Non mi sono mai sentita molto lontana dai barboni. Forse è per questo che distolgo lo sguardo più di altri, perché mi sembra labile e sottile il confine che divide me da loro e loro da me. Non mi sembra un destino così impossibile se non sai dove stai andando. Anche se lo sai, a volte, ma è un altro discorso che scatena problematiche politiche e sociali di cui non intendo occuparmi in questa sede, ora.

E insomma, mi è venuta tristezza. Mi è venuta voglia anche di condividerla, pensando che magari sarebbe stata più leggera.

Ma ora mi chiedo se una qualunque delle persone che ho in mente in questo momento leggerà mai queste righe, se saprà spiegarle e darmi una chiarezza, alla fine, perché chiarezza è l’altra parola chiave, quella che non fa parte della frase perché è dispersa, è l’obbiettivo a cui tende l’io di cui sopra, me stessa. Chissà se tu, o tu o tu che ho in mente ora state leggendo e capite che vi parlo.

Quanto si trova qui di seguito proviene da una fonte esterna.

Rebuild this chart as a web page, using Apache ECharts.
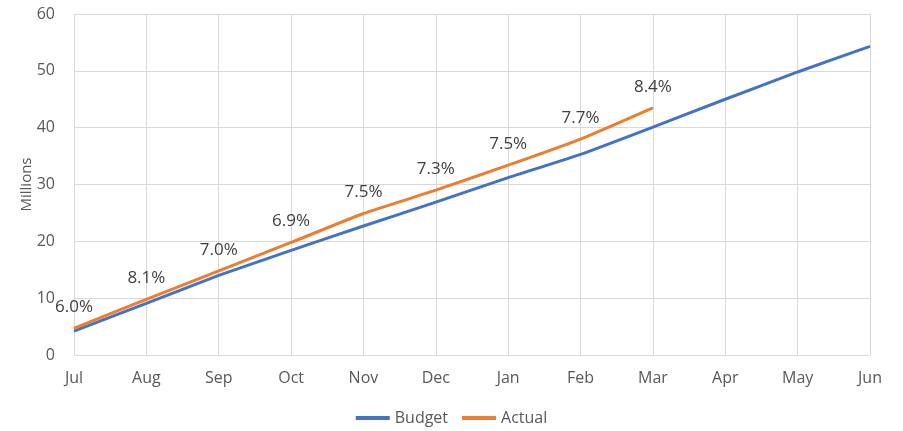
<!DOCTYPE html>
<html>
<head>
<meta charset="utf-8">
<script src="https://cdn.jsdelivr.net/npm/echarts@6/dist/echarts.min.js"></script>
<style>
  html, body { margin: 0; padding: 0; background: #fff; }
  #main { width: 903px; height: 431px; }
</style>
</head>
<body>
<div id="main"></div>
<script>
var months = ['Jul', 'Aug', 'Sep', 'Oct', 'Nov', 'Dec', 'Jan', 'Feb', 'Mar', 'Apr', 'May', 'Jun'];
var budget = [4.2, 9.1, 14.0, 18.4, 22.7, 26.9, 31.2, 35.3, 40.1, 45.0, 49.8, 54.3];
var actual = [4.7, 9.8, 14.8, 19.8, 24.9, 29.0, 33.4, 38.0, 43.5];
var actualLabels = ['6.0%', '8.1%', '7.0%', '6.9%', '7.5%', '7.3%', '7.5%', '7.7%', '8.4%'];

var myChart = echarts.init(document.getElementById('main'));
var font = 'Open Sans';

var option = {
	color: ['#4472c4', '#ed7d31'],
	textStyle: { fontFamily: font },
	legend: {
		data: ['Budget', 'Actual'],
		bottom: 0,
		left: 'center',
		icon: 'rect',
		itemWidth: 34,
		itemHeight: 4,
		itemGap: 14,
		textStyle: { color: '#595959', fontSize: 16, fontFamily: font }
	},
	grid: {
		left: 74,
		right: 33,
		top: 14,
		bottom: 76
	},
	xAxis: {
		type: 'category',
		boundaryGap: false,
		data: months,
		axisLine: { lineStyle: { color: '#d9d9d9' } },
		axisTick: { show: false },
		axisLabel: { color: '#595959', fontSize: 16, margin: 15 },
		splitLine: { show: true, lineStyle: { color: '#d9d9d9' } }
	},
	yAxis: {
		type: 'value',
		min: 0,
		max: 60,
		interval: 10,
		name: 'Millions',
		nameLocation: 'middle',
		nameGap: 40,
		nameMoveOverlap: false,
		nameTextStyle: { color: '#595959', fontSize: 15 },
		axisLine: { show: false },
		axisTick: { show: false },
		axisLabel: { color: '#595959', fontSize: 16, margin: 19 },
		splitLine: { lineStyle: { color: '#d9d9d9' } }
	},
	series: [
		{
			name: 'Budget',
			type: 'line',
			data: budget,
			symbol: 'none',
			smooth: 0.15,
			lineStyle: { width: 3 }
		},
		{
			name: 'Actual',
			type: 'line',
			data: actual,
			symbol: 'circle',
			symbolSize: 1,
			showSymbol: true,
			smooth: 0.15,
			lineStyle: { width: 3 },
			label: {
				show: true,
				position: 'top',
				distance: 12,
				color: '#404040',
				fontSize: 17,
				formatter: function (p) { return actualLabels[p.dataIndex]; }
			}
		}
	]
};
myChart.setOption(option);
window.addEventListener('resize', function () {
	myChart.resize();
});
</script>
</body>
</html>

Chissà se tu, che nonostante l’età relativamente giovane sembri avere già chiare tutte le risposte, o tu, che come me di riposte non ne hai e avanzi a tentoni, o tu che bene o male tiri avanti e ti barcameni, sapete darmi la risposta di cui ho tanto bisogno, talmente tanto che non la riesco neanche a cercare, perché l’ansia mi blocca, mi fa rimanere immobile e annichilita dalla paura di non trovare, alla fine, quella stessa risposta succitata che è il motore di tutto.

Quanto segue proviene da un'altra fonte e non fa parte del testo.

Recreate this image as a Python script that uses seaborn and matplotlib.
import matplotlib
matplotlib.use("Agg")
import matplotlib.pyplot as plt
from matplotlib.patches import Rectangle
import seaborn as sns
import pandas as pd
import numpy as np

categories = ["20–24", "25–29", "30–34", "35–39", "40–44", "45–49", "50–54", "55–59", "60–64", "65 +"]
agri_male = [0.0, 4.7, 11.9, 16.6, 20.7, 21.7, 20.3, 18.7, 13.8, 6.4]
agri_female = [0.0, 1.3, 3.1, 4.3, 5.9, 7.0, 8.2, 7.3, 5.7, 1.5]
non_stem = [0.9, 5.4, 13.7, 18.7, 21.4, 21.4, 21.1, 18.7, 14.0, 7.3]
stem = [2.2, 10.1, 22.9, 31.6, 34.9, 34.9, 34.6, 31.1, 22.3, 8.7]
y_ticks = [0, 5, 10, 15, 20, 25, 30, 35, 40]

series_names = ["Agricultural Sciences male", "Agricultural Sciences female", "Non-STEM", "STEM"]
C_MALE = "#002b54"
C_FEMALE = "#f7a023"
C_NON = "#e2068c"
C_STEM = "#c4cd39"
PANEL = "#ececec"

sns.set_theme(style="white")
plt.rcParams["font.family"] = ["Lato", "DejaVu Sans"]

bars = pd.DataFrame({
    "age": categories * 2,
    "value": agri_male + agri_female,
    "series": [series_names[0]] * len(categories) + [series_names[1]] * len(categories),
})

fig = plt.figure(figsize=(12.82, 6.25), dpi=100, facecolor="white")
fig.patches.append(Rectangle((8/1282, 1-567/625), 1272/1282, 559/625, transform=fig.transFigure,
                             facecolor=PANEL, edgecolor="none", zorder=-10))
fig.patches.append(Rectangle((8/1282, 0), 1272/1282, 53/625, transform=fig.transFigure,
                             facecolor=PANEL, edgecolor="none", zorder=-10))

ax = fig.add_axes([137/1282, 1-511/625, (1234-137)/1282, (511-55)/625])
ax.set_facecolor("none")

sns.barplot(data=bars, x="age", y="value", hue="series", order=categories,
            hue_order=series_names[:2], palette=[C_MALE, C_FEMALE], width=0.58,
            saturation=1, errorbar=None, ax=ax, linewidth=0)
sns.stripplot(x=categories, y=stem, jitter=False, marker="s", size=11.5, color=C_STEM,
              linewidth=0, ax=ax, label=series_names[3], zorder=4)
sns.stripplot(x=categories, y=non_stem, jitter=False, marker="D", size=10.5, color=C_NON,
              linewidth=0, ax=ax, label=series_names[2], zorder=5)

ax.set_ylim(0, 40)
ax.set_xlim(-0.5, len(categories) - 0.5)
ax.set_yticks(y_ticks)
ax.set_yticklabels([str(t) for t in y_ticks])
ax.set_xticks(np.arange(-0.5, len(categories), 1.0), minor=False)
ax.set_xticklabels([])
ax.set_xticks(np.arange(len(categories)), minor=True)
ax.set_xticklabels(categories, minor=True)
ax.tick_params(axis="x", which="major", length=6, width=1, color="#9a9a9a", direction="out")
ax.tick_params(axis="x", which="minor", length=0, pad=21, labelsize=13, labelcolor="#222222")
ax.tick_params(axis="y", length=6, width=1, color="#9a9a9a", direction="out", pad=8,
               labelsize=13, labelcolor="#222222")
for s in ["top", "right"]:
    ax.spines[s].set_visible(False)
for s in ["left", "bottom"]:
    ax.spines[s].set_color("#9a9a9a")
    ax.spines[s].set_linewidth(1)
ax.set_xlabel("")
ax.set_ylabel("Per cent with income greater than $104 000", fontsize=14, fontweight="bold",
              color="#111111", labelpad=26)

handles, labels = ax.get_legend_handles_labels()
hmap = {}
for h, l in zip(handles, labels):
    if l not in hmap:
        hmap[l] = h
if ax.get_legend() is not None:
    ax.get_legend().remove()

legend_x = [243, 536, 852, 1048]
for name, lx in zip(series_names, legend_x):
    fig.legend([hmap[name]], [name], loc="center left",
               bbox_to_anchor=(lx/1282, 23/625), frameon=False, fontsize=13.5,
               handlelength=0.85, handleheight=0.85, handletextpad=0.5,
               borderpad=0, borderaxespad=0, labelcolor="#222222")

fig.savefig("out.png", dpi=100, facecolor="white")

Chissà se tu, compare amato che cambi in un modo vuoto e amorfo che non mi piace, sapresti spiegarmi con la tua calma sbagliata cosa è bene fare; o se tu, compagna di folli serate e chiacchiericci sciocchi e futili ed altri intensi, riusciresti con la tua risata a distogliermi da questi pensieri; o se tu, amico di sempre che esplori il mondo più e meglio di me, m’indicheresti la giusta prospettiva per dare alle cose un peso non eccessivo; o se tu, amica e sorella di adolescenza e giovinezza, tu che forse meglio di tutti conosci le mie luci e le mie ombre, arriveresti a comprendere e sviscerare l’interrogativo che mi soffoca; o se tu, caro amico perduto, sapresti come prima ridarmi tranquillità con la sola forza di un’allegra frase tipicamente latina. Forse basterebbe questo, qualche parola.

Ma no, non è vero, non cambierebbe. Perché le parole sono traditrici, sono qualcosa che non esiste, segni privi di contingenza e materialità incisi nel vuoto di un foglio senza scopo e che ciononostante io amo al punto di sognare di dedicare loro la mia vita. Forse è questo il problema, amo ciò che non ha importanza e trascuro quanto avrebbe un’utilità.

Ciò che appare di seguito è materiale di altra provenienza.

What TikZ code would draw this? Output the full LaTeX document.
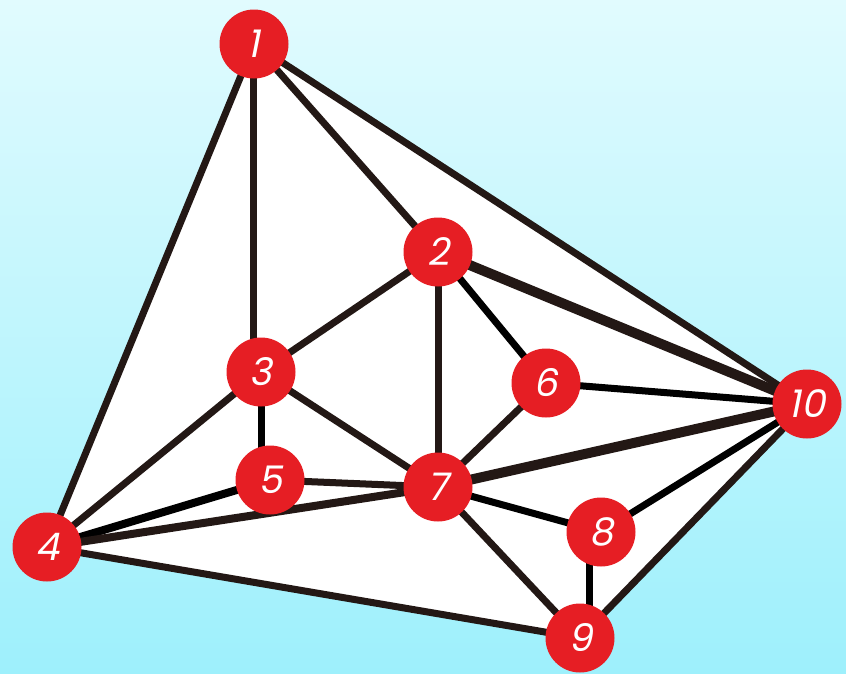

Ma tutto questo è secondario, in fondo.

Ci tengo a precisarlo per non trasmettere impressioni sbagliate: non sto male, affatto. Nemmeno bene, ma non male. Sono un po’ ibernata, rannicchiata su me stessa in attesa che le domande vadano via perché non so, non so davvero rispondere, non so dove andare o cosa voglio o dove. Cerco di assorbire quel che riesce a passare attraverso la barriera delle mie braccia raccolte intorno al capo, inalo luci e colori e rumori e risate di questa città meravigliosa –ed ecco dunque come promesso il qui, Parigi la bella- senza la quale perderei quel poco di senso che riesco a dare alle cose. Le domande restano ma resta anche lei, maestosa tanto da sembrare eterna anche se non lo è.

E tutto si allegerisce.

Ma voglio una direzione da prendere, cazzo.